“Dimensions in Testimony” exhibition creates immersive experience

EL PASO. Texas (KVIA) - Dozens took in the worlds of Dr. Edith Eger's testimony at the El Paso Holocaust Museum.
The exhibit is part of the "Dimensions in Testimony" developed by the USC Shoah Foundation.
State-of-the art technology helps create an "immersive" experience for visitors who learn about the Holocaust.
It also helps the preserve the voices for future generations.
Visitors are able to ask questions of the exhibit which prompts real-time responses from video interviews previously recorded with Holocaust survivors and witnesses of the genocide.

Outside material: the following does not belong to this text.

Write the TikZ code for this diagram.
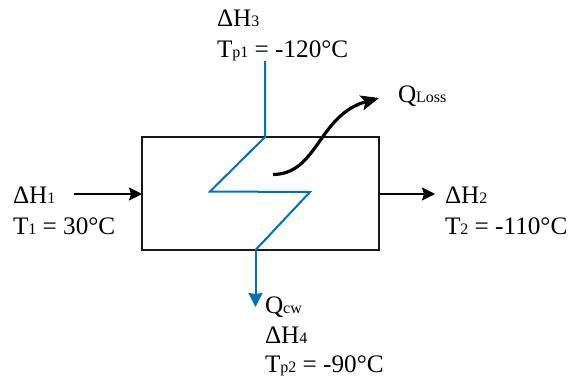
\documentclass[tikz,border=0pt]{standalone}
\usepackage{fontspec}
\setmainfont{Liberation Serif}
\usetikzlibrary{arrows.meta}
\definecolor{bluepipe}{RGB}{0,112,192}
\newcommand{\lab}[2]{#1{\fontsize{16}{16}\selectfont\raisebox{-0.5pt}{#2}}}
\tikzset{
  txt/.style={anchor=base west,inner sep=0pt,outer sep=0pt,font=\fontsize{25.2}{28}\selectfont},
  boxnode/.style={draw=black!90,line width=2pt,minimum width=237pt,minimum height=113pt,inner sep=0pt,outer sep=0pt},
  pipe/.style={draw=bluepipe,line width=2pt,line join=miter},
  blk/.style={draw=black,line width=2pt,-{Stealth[length=13pt,width=13pt,inset=2pt]}},
  heat/.style={draw=black,line width=3.2pt,-{Stealth[length=18pt,width=15pt,inset=4pt]}}
}
\begin{document}
\begin{tikzpicture}[x=1pt,y=-1pt]
\useasboundingbox (0,0) rectangle (569,376);
\node[boxnode] (hx) at (260.5,193.5) {};
\coordinate (pin) at (265,61);
\coordinate (ptop) at (265,137);
\coordinate (pa) at (210,191.5);
\coordinate (pb) at (310,192);
\coordinate (pbot) at (255.5,250);
\coordinate (pout) at (255.5,307);
\coordinate (lin) at (74,194);
\coordinate (lout) at (435,194);
\coordinate (qs) at (273,174.5);
\coordinate (qe) at (379,98);
\draw[pipe] (pin) -- (ptop) -- (pa) -- (pb) -- (pbot);
\draw[pipe,-{Stealth[length=14pt,width=14pt,inset=1pt]}] (pbot) -- (pout);
\draw[blk] (lin) -- (lin -| hx.west);
\draw[blk] (lout -| hx.east) -- (lout);
\draw[heat] (qs) .. controls (318,174) and (318,115) .. (qe);
\node[txt] (h3) at (217,26) {\lab{ΔH}{3}};
\node[txt] (tp1) at (217,57) {\lab{T}{p1} = -120°C};
\node[txt] (ql) at (398,102) {\lab{Q}{Loss}};
\node[txt] (h1) at (13,203) {\lab{ΔH}{1}};
\node[txt] (t1) at (13,234) {\lab{T}{1} = 30°C};
\node[txt] (h2) at (445,203) {\lab{ΔH}{2}};
\node[txt] (t2) at (445,234) {\lab{T}{2} = -110°C};
\node[txt] (qc) at (265,313) {\lab{Q}{cw}};
\node[txt] (h4) at (265,343) {\lab{ΔH}{4}};
\node[txt] (tp2) at (265,372) {\lab{T}{p2} = -90°C};
\end{tikzpicture}
\end{document}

Dr. Edith Eger was interviewed back in 2022 in Oceanside, California. She is a survivor of the Holocaust who was born in Czechoslovakia on September 29, 1927. Edith, her older sister Magda, her mother Ilona Elefant, and father Lajos Elefant were sent to a brickfactory in the ghetto of Kassa, Hungary. After two months the family was sent to Auschwitz-Birkenau in 1944. The sisters were separated from the parents and grandparents. They children never saw their family again.
Edith and Magda were separated and taken to several labor camps and factories and even survived an ally-bombed train and death march. They were liberated by American forces in 1945.
"Doctor Edith Eger was a Holocaust survivor who was a gymnast and a ballerina, which is part of what makes her story so intriguing and unique and special, but what makes her particularly significant to El Paso and the El Paso Holocaust Museum is that she was a. Survivor who actually came to El Paso after being liberated from Auschwitz," said Addison Taylor, El Paso Holocaust Museum's youth advisory council.